#### What you need to do
Every line below should be copied exactly; drop the pictures.

#### Collected material
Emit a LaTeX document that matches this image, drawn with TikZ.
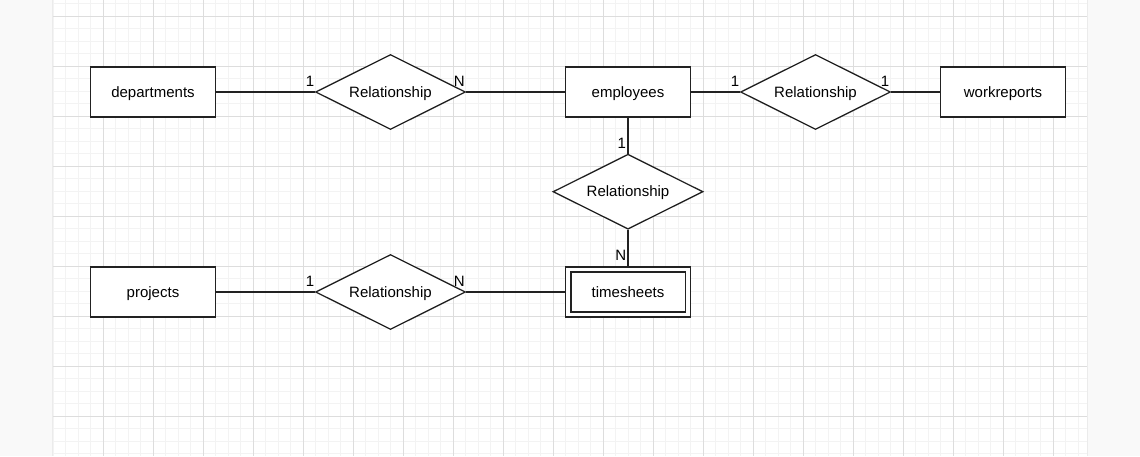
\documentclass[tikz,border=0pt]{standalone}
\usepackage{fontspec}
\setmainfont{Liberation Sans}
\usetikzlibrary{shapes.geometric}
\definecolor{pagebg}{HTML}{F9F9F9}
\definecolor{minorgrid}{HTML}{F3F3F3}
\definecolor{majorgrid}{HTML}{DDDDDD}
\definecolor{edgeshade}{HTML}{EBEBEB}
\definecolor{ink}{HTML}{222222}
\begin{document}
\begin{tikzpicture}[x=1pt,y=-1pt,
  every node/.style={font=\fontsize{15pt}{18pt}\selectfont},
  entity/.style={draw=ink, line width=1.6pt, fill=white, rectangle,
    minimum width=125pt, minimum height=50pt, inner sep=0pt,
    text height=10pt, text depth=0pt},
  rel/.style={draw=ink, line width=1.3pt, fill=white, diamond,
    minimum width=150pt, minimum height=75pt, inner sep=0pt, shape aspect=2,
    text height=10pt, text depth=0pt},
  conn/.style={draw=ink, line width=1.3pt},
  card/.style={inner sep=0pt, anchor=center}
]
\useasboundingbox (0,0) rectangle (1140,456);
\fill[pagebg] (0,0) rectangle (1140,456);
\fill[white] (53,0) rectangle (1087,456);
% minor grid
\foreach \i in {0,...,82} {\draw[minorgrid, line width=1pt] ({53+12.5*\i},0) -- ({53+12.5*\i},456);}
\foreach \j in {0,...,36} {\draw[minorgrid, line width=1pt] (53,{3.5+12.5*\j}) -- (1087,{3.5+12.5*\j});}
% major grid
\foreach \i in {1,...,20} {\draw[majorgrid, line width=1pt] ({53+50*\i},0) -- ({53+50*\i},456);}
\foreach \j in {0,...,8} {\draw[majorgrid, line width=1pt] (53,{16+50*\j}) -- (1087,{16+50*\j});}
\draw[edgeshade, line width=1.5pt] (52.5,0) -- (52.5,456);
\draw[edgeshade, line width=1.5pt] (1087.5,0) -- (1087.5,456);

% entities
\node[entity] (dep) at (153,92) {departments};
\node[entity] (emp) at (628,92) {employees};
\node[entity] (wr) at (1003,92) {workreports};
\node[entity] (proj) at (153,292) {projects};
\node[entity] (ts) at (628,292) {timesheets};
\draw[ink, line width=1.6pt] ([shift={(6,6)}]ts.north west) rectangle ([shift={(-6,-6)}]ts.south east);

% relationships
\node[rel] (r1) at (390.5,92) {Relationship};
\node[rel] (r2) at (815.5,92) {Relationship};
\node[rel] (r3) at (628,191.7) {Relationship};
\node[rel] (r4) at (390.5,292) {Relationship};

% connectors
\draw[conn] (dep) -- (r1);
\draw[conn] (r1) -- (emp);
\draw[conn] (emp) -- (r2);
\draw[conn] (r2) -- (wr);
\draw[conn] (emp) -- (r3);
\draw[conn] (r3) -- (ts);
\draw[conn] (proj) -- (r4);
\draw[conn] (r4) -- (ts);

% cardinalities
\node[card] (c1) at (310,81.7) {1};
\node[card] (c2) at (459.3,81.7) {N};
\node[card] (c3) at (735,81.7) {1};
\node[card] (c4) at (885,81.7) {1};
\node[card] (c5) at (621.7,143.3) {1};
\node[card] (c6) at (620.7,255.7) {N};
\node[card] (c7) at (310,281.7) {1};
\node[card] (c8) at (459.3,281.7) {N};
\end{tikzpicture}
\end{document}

#### Solution
Emit a LaTeX document that matches this image, drawn with TikZ.
\documentclass[tikz,border=0pt]{standalone}
\usepackage{fontspec}
\setmainfont{Liberation Sans}
\usetikzlibrary{shapes.geometric}
\definecolor{pagebg}{HTML}{F9F9F9}
\definecolor{minorgrid}{HTML}{F3F3F3}
\definecolor{majorgrid}{HTML}{DDDDDD}
\definecolor{edgeshade}{HTML}{EBEBEB}
\definecolor{ink}{HTML}{222222}
\begin{document}
\begin{tikzpicture}[x=1pt,y=-1pt,
  every node/.style={font=\fontsize{15pt}{18pt}\selectfont},
  entity/.style={draw=ink, line width=1.6pt, fill=white, rectangle,
    minimum width=125pt, minimum height=50pt, inner sep=0pt,
    text height=10pt, text depth=0pt},
  rel/.style={draw=ink, line width=1.3pt, fill=white, diamond,
    minimum width=150pt, minimum height=75pt, inner sep=0pt, shape aspect=2,
    text height=10pt, text depth=0pt},
  conn/.style={draw=ink, line width=1.3pt},
  card/.style={inner sep=0pt, anchor=center}
]
\useasboundingbox (0,0) rectangle (1140,456);
\fill[pagebg] (0,0) rectangle (1140,456);
\fill[white] (53,0) rectangle (1087,456);
% minor grid
\foreach \i in {0,...,82} {\draw[minorgrid, line width=1pt] ({53+12.5*\i},0) -- ({53+12.5*\i},456);}
\foreach \j in {0,...,36} {\draw[minorgrid, line width=1pt] (53,{3.5+12.5*\j}) -- (1087,{3.5+12.5*\j});}
% major grid
\foreach \i in {1,...,20} {\draw[majorgrid, line width=1pt] ({53+50*\i},0) -- ({53+50*\i},456);}
\foreach \j in {0,...,8} {\draw[majorgrid, line width=1pt] (53,{16+50*\j}) -- (1087,{16+50*\j});}
\draw[edgeshade, line width=1.5pt] (52.5,0) -- (52.5,456);
\draw[edgeshade, line width=1.5pt] (1087.5,0) -- (1087.5,456);

% entities
\node[entity] (dep) at (153,92) {departments};
\node[entity] (emp) at (628,92) {employees};
\node[entity] (wr) at (1003,92) {workreports};
\node[entity] (proj) at (153,292) {projects};
\node[entity] (ts) at (628,292) {timesheets};
\draw[ink, line width=1.6pt] ([shift={(6,6)}]ts.north west) rectangle ([shift={(-6,-6)}]ts.south east);

% relationships
\node[rel] (r1) at (390.5,92) {Relationship};
\node[rel] (r2) at (815.5,92) {Relationship};
\node[rel] (r3) at (628,191.7) {Relationship};
\node[rel] (r4) at (390.5,292) {Relationship};

% connectors
\draw[conn] (dep) -- (r1);
\draw[conn] (r1) -- (emp);
\draw[conn] (emp) -- (r2);
\draw[conn] (r2) -- (wr);
\draw[conn] (emp) -- (r3);
\draw[conn] (r3) -- (ts);
\draw[conn] (proj) -- (r4);
\draw[conn] (r4) -- (ts);

% cardinalities
\node[card] (c1) at (310,81.7) {1};
\node[card] (c2) at (459.3,81.7) {N};
\node[card] (c3) at (735,81.7) {1};
\node[card] (c4) at (885,81.7) {1};
\node[card] (c5) at (621.7,143.3) {1};
\node[card] (c6) at (620.7,255.7) {N};
\node[card] (c7) at (310,281.7) {1};
\node[card] (c8) at (459.3,281.7) {N};
\end{tikzpicture}
\end{document}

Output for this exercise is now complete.